Amour cru va cependant rapidement déborder le cadre de l’incommunicabilité. Certes, les deux femmes s’éloignent, mais c’est surtout au moment où Mélina va découvrir les jeux sexuels anthropophages de Charlie et Alan qu’on atteint le point de bascule. Comment doit-elle réagir ? Faut-il qu’elle avertisse la police ? À quel point son amie est-elle devenue déviante ? Retournement complet des rôles : la femme aux mœurs légères, qui se donne à des inconnus et se livre au sexe par écrans interposés, joue les vierges effarouchées devant les pratiques alternatives de son amie, jusque-là considérée comme une rabat-joie incapable de jouir de l’instant présent. Grégory Mardon explore sans détour cet état de fait, puisque des dessins érotiques émaillent la lecture de l’album et entrecoupent les réflexions des deux personnages principaux.
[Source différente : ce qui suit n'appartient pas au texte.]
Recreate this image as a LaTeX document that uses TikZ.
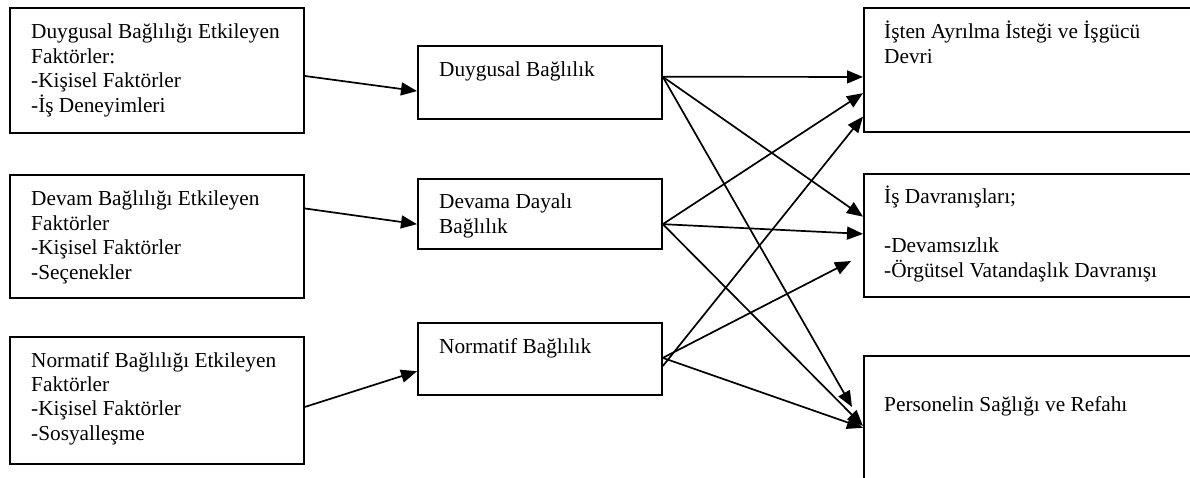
\documentclass[tikz,border=0pt]{standalone}
\usepackage{fontspec}
\setmainfont{Liberation Serif}
\usetikzlibrary{arrows.meta,calc}
\begin{document}
\begin{tikzpicture}[x=1pt,y=-1pt,
  box/.style={draw,line width=1.8pt,inner sep=0pt,anchor=north west},
  txt/.style={inner sep=0pt,anchor=base west,text width=#1,
    font=\fontsize{21.3}{24.4}\selectfont,
    execute at begin node={\spaceskip=0pt\xspaceskip=0pt}},
  arr/.style={line width=1.7pt,-{Triangle[length=16pt,width=13pt]}}]
\useasboundingbox (0,0) rectangle (1190,478);
\clip (0,0) rectangle (1190,478);
% left boxes
\node[box,minimum width=294pt,minimum height=125pt] (l1) at (9,7) {};
\node[box,minimum width=294pt,minimum height=123pt] (l2) at (9,174) {};
\node[box,minimum width=294pt,minimum height=127pt] (l3) at (9,336) {};
\node[txt=270pt] (lt1) at (31,39) {Duygusal Bağlılığı Etkileyen\\Faktörler:\\-Kişisel Faktörler\\-İş Deneyimleri};
\node[txt=270pt] (lt2) at (31,206) {Devam Bağlılığı Etkileyen\\Faktörler\\-Kişisel Faktörler\\-Seçenekler};
\node[txt=270pt] (lt3) at (31,367) {Normatif Bağlılığı Etkileyen\\Faktörler\\-Kişisel Faktörler\\-Sosyalleşme};
% middle boxes
\node[box,minimum width=244pt,minimum height=73pt] (m1) at (417,45) {};
\node[box,minimum width=244pt,minimum height=70pt] (m2) at (417,178) {};
\node[box,minimum width=244pt,minimum height=72pt] (m3) at (417,322) {};
\node[txt=220pt] (mt1) at (439,77) {Duygusal Bağlılık};
\node[txt=220pt] (mt2) at (439,209) {Devama Dayalı\\Bağlılık};
\node[txt=220pt] (mt3) at (439,353) {Normatif Bağlılık};
% right boxes
\node[box,minimum width=340pt,minimum height=124pt] (r1) at (863,7) {};
\node[box,minimum width=340pt,minimum height=123pt] (r2) at (863,173) {};
\node[box,minimum width=340pt,minimum height=143pt] (r3) at (863,355) {};
\node[txt=300pt] (rt1) at (884,39) {İşten Ayrılma İsteği ve İşgücü\\Devri};
\node[txt=300pt] (rt2) at (884,204) {İş Davranışları;\\[24.4pt]-Devamsızlık\\-Örgütsel Vatandaşlık Davranışı};
\node[txt=300pt] (rt3) at (884,411) {Personelin Sağlığı ve Refahı};
% free ends
\coordinate (e1) at (852,407);
\coordinate (e2) at (851,261);
% left -> middle
\draw[arr] ($(l1.north east)!0.544!(l1.south east)$) -- ($(m1.north west)!0.616!(m1.south west)$);
\draw[arr] ($(l2.north east)!0.276!(l2.south east)$) -- ($(m2.north west)!0.643!(m2.south west)$);
\draw[arr] ($(l3.north east)!0.551!(l3.south east)$) -- ($(m3.north west)!0.667!(m3.south west)$);
% middle 1
\draw[arr] ($(m1.north east)!0.425!(m1.south east)$) -- ($(r1.north west)!0.556!(r1.south west)$);
\draw[arr] ($(m1.north east)!0.425!(m1.south east)$) -- ($(r2.north west)!0.35!(r2.south west)$);
\draw[arr] ($(m1.north east)!0.425!(m1.south east)$) -- (e1);
% middle 2
\draw[arr] ($(m2.north east)!0.643!(m2.south east)$) -- ($(r1.north west)!0.685!(r1.south west)$);
\draw[arr] ($(m2.north east)!0.643!(m2.south east)$) -- ($(r2.north west)!0.488!(r2.south west)$);
\draw[arr] ($(m2.north east)!0.643!(m2.south east)$) -- ($(r3.north west)!0.49!(r3.south west)$);
% middle 3
\draw[arr] ($(m3.north east)!0.597!(m3.south east)$) -- ($(r1.north west)!0.871!(r1.south west)$);
\draw[arr] ($(m3.north east)!0.486!(m3.south east)$) -- (e2);
\draw[arr] ($(m3.north east)!0.486!(m3.south east)$) -- ($(r3.north west)!0.503!(r3.south west)$);
\end{tikzpicture}
\end{document}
Le problème d’Amour cru, c’est que cette audace formelle est rapidement condamnée à circuler en circuit fermé. « C’est devenu comme une drogue. Plus elle me bouffe, plus je jouis », assène Alan à Mélina, elle-même de plus en plus intriguée quant à l’anthropophagie (et on peut s’interroger sur la crédibilité de cette énorme ficelle scénaristique). Au-delà de ce petit jeu triangulaire et des déviances qu’il supporte, force est de constater qu’El Diablo et Gyl-N ne proposent pas grand-chose à leurs lecteurs. Certes, après la septicémie de son amant, Charlie est accusée de tentative d’homicide et de mise en danger de la vie d’autrui, puis soignée dans un hôpital psychiatrique. On peut donc arguer qu’on questionne la pathologisation de certaines orientations sexuelles – ce qui a bien entendu une résonance particulière dans l’histoire de l’humanité. Mais c’est bien peu au regard des 120 pages qui composent Amour cru et ce, d’autant plus que les dessins laissent eux aussi plutôt de marbre.